By Divya Balji
Canada’s $2.2 trillion stock market has hit multiple records this year but that’s not impressing foreign investors.
The nation’s equities are on pace to record the lowest foreign inflows since 2012, according to data compiled by Bloomberg — just $970 million as of the end of August. Overseas investors have sold out of Canadian stocks for five out of eight months this year. This comes as the S&P/TSX Composite Index gained more than 14%, putting it among the best developed equity markets it the world.
“At times of risk — macro, geopolitics or trade — investors sell assets from other areas and focus on the safety of U.S. equities,” said Greg Taylor, chief investment officer at Purpose Investments. “Canada, being a small weight in many global benchmarks, is easy to ignore and from an equity point of view is thought of as acting closer to emerging markets, given its resource exposure.”
In addition to global turmoil, investors now have a minority government led by Prime Minister Justin Trudeau to deal with.
Canada has traditionally been seen as a destination for investors looking for a higher risk-reward ratio with energy and mining stocks making up almost a third of the benchmark. But the energy sector has been flailing as foreign companies pull investment from oil sands projects amid a slump in Canadian crude versus the U.S. benchmark due to pipeline bottlenecks.
“Sector exposure is also a reason for a lack of foreign investment,” Taylor said. “Increasingly we are hearing international investors are concerned with the lack of pipelines being built and a widening pricing discount.”
With the loss of a majority in parliament, Trudeau’s Liberal Party will need support from parties such as the New Democrats or the Bloc Quebecois to get legislation through. While Trans Mountain has already been approved by cabinet, both parties have previously expressed opposition to the project and oil pipelines in general.
“It will be a less popular destination for international funds, for money, for investing,” said Thomas Caldwell, chairman of Caldwell Securities Ltd. “My gut feel is we will see deficits, we will see less productive spending, less attractive environment to invest funds.”
A rising Canadian dollar hasn’t been enough to tempt foreign investors into stocks. The loonie is the top-performing currency against the U.S. dollar among its global peers this year, rising more than 4%, for those attracted to a sound economy and scorching job market.
Hedge funds and other large speculators increased net Canadian dollar longs to 12,961 contracts in the week ended Oct. 15, from 5,313 he previous week, according to the Commodity Futures Trading Commission.
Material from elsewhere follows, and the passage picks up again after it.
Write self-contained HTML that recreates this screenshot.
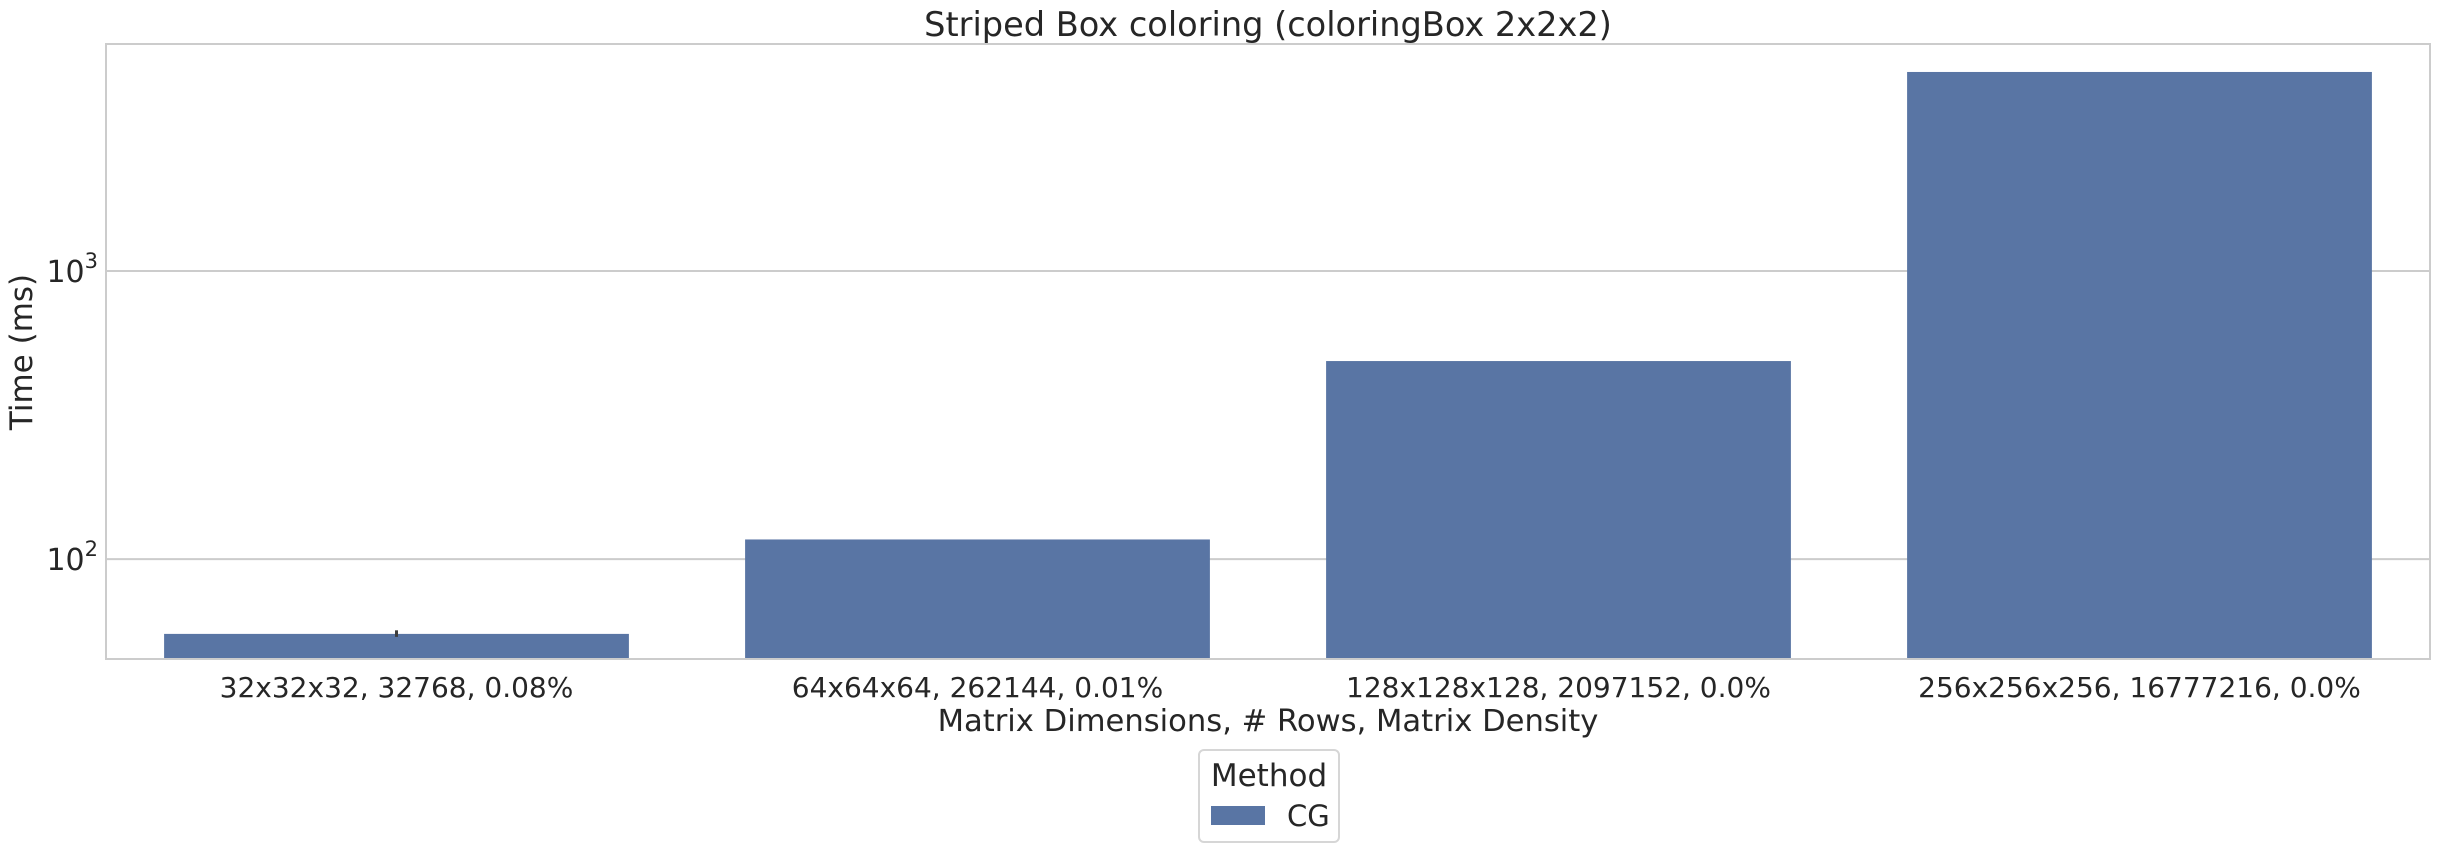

That was the highest in about a month.
Inflows into bonds haven’t been great either. As of August, net foreign capital in the bond market stood at about $26 billion, compared with $40 billion last year at the same time and $61 billion in 2017.
“We are probably going to continue to see Canadian yields rise along with Treasuries on renewed optimism that global growth concerns will be alleviated,” said Edward Moya, a senior market strategist at Oanda Corp. “The Canadian dollar is likely to remain supported against the greenback but probably not so much against its other major trading partners.”
The strong correlation between foreign flows and the “resource-centric” equity performance is waning this year and that was last seen in 2007 before the global financial crisis, according to Martin Roberge, analyst at Canaccord Genuity.
“While global economic conditions do not look as dire, growth is weak and our momentum indicators are still declining,” he said in an Oct. 21 report. The firm has an underweight call on Canadian stocks and recommends getting back into the market when foreign flows near or fall into “contraction territory.”